Monday, September 24, 2012

Fixing Cadillacs

The eyes went along with the rest of the body, starts the poem from Midnight Depression. Wake up. At midnight. Somewhat alone, except for the phantom fish in a phantom jar...the one I've always been meaning to get, the night train...wait for it, wait for it...rumbling tracks...shaking the phantom phish...the occasional light nater interloper to dreams who takes the back stairway.

The young die. Too young. Too soon. But in plenty of time to avoid the body going south. I lived with a gay man for too many years. He was not out of the closet. I took care of him. Until I didn't want to anymore. I had better things to do. Take care of my kids, my grandchildren. On the day I left him, I drove east out of the Bay area noticing rolling hills so dry even thoughts could set them ablaze, wind turbines on the slope of great turbulence, me driving up and down. And then I noticed, this lump in my throat.

Lumps are great trumpeters of what is coming. This lump was benign. This lump, noticed when swallowing, would be eventually diagnosed: caused by gastric reflux, caused by stress, caused by the gay guy not coming out of the closet. My diagnosis, the last one.

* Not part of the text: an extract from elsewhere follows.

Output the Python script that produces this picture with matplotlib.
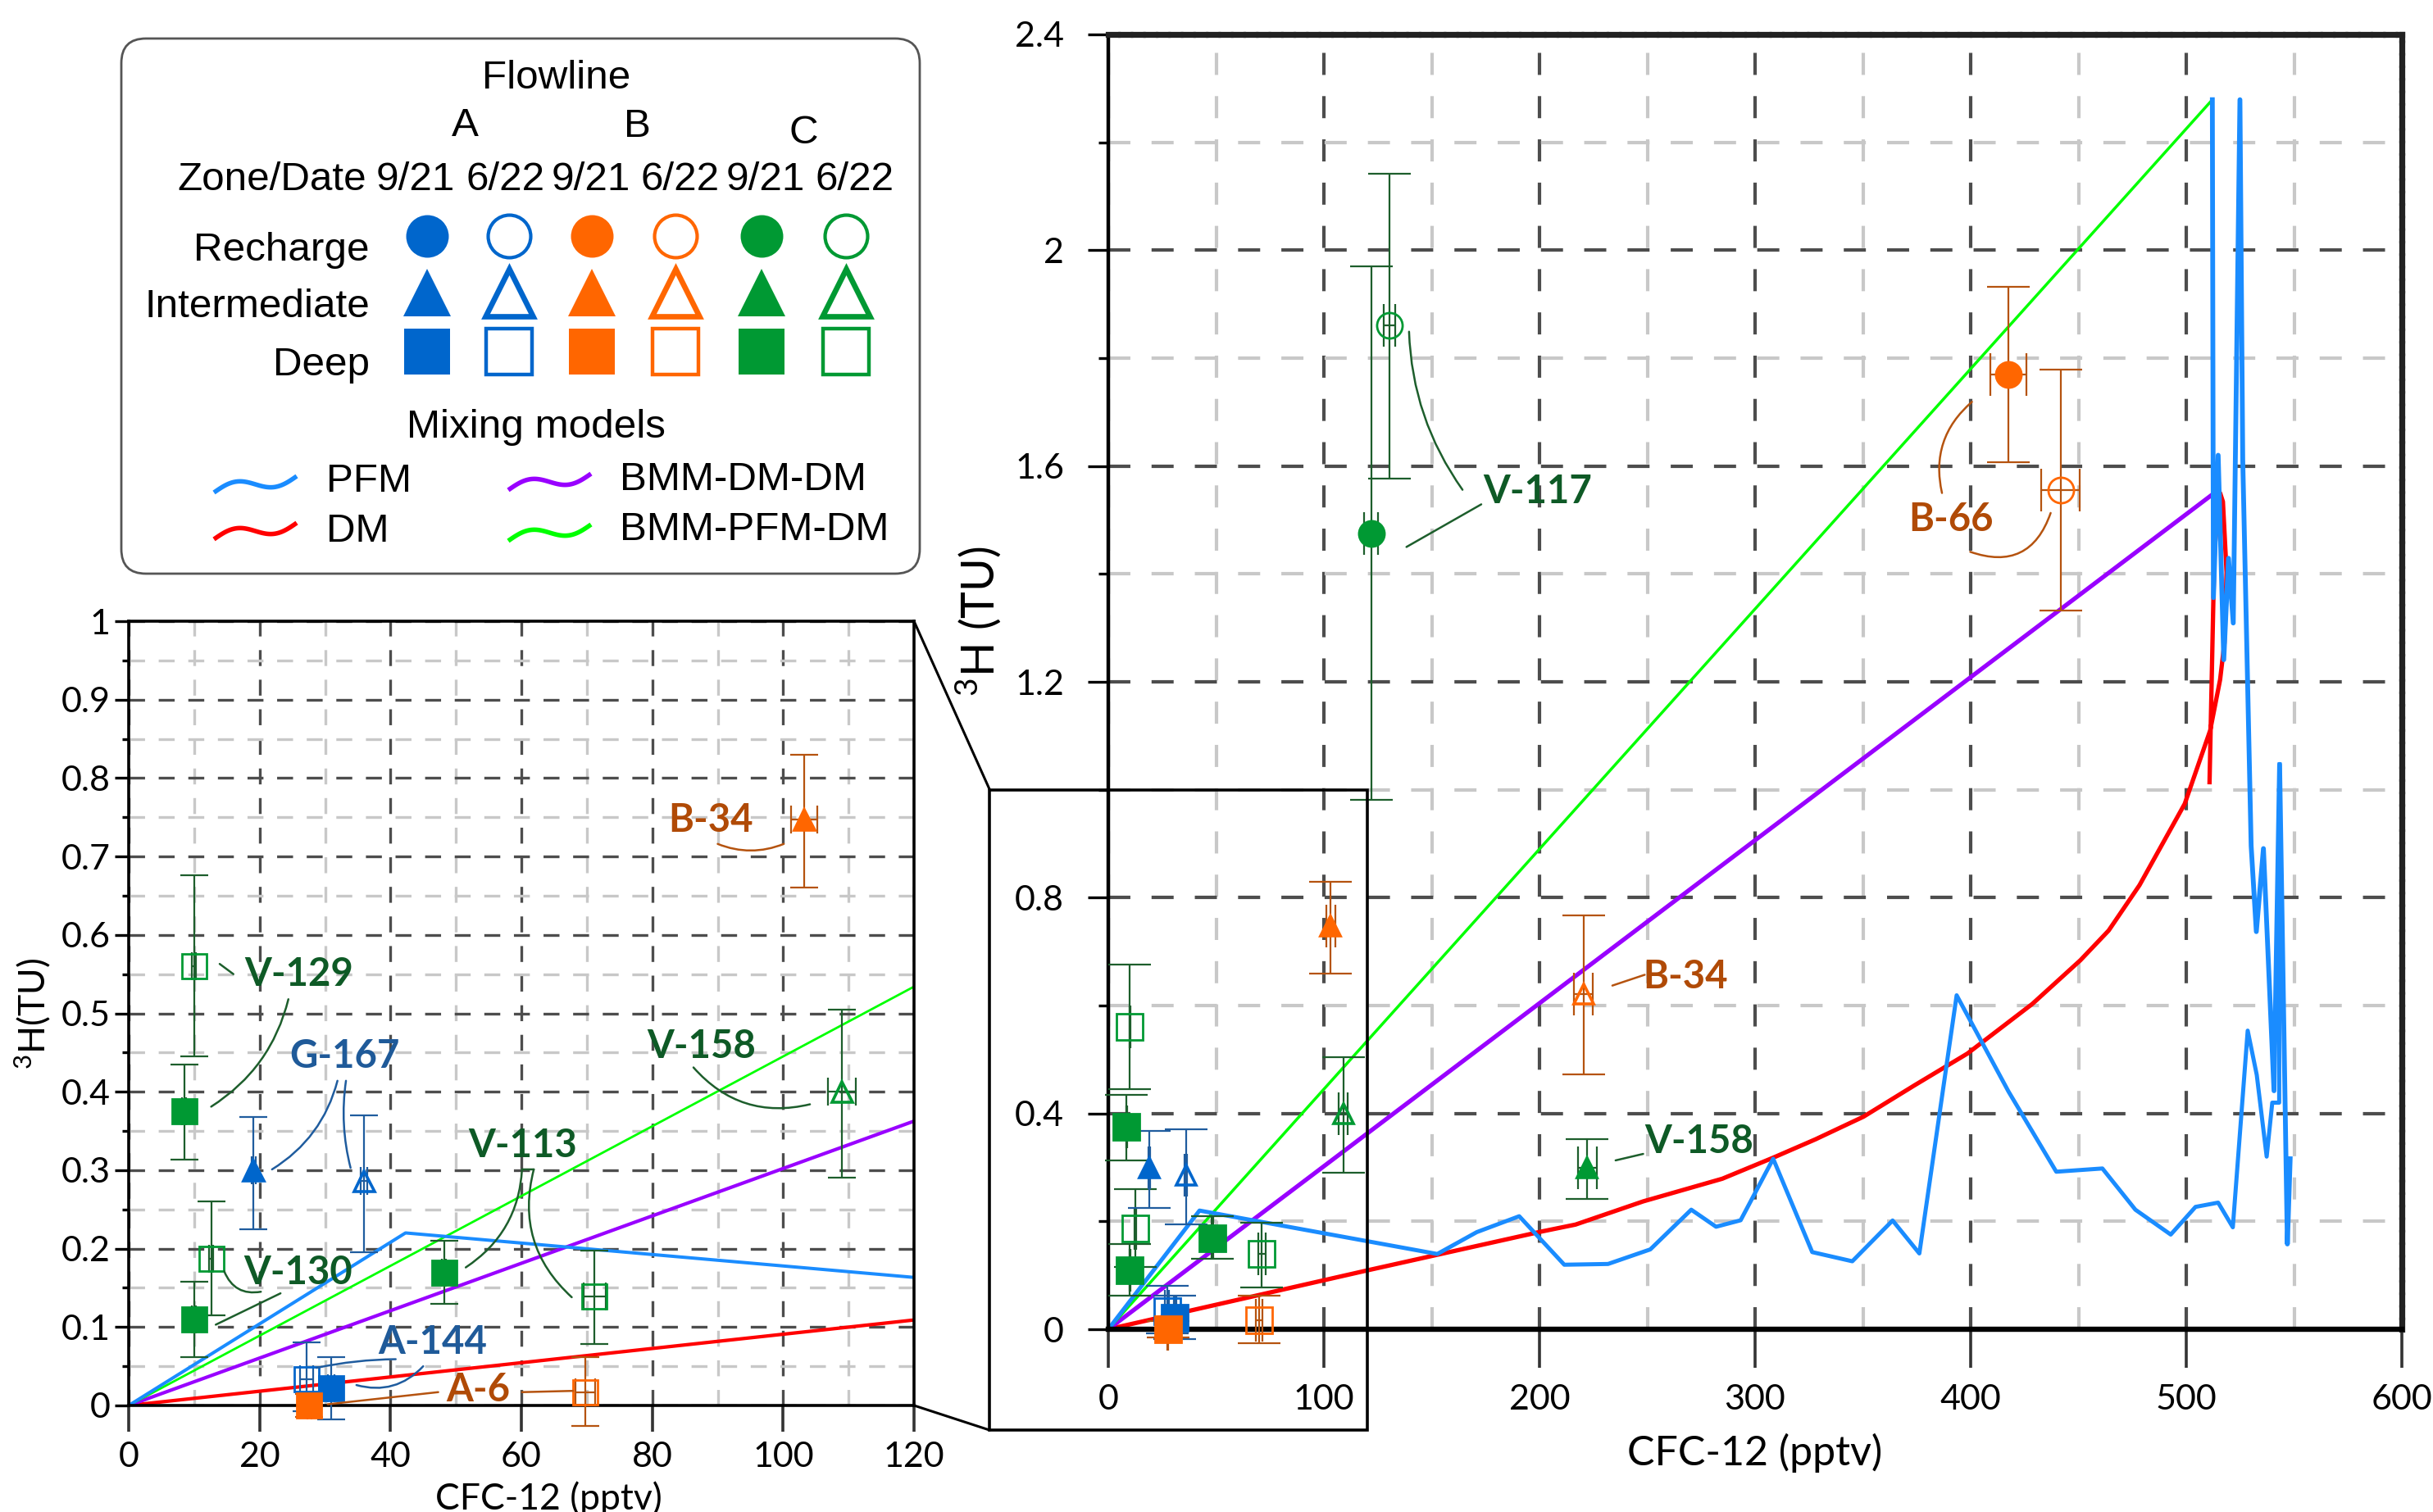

Sometimes shortness of breath comes. My blood pressure never rises, except when they took the cataract out. We do that to people, the charge nurse said smiling.

Last winter, joint pain in the knee and then shoulder. It skips the elbow. Why?

Last winter, I passed my driver's exam eye test. This summer, never.

I went to Montana anyway. And drove some. And missed mountains, and nuances in my daughter's tone, a dog at the bottom of the great stairways, a motorcycle man, handsome, I think.

One eye is good now. One eye can see. One eye is doing all the work, while the other waits for surgery. My turn, it says. I'm tired.

My sister had her teeth pulled for new October dentures on the same day. How'd we get so old, we wonder. We once hung from trees, and all our secrets fell into a pile of leaves.

Yes, my good eye says. A start of a new poem.

Thursday, September 6, 2012

on the side of the road

sometimes socks, or a shoe...one the side of the road.
You wonder where the foot went. If it's still attached to the body. You hear of people being stuffed into duffel bags after they're dead. A shoe might have fallen off. They found a four year old in Britain today, tucked under two dead people in a backseat. Who would have thought that's how her day would have turned out. Unless the dead grandmother had secrets. It goes either way. A random act of ultimate meanness. Or the road that shouldn't have been taken..

There were two purple chair on the side of the road I took today. Wicker. Worn, the way I like chairs sometime. A history in chairs, not mine, but I can sit on them and add some content.

And a purple table. For the patio. I've been wanting such things for the patio. Now they've materialized. It happens sometimes that way. The lottery that I've been wanting does not.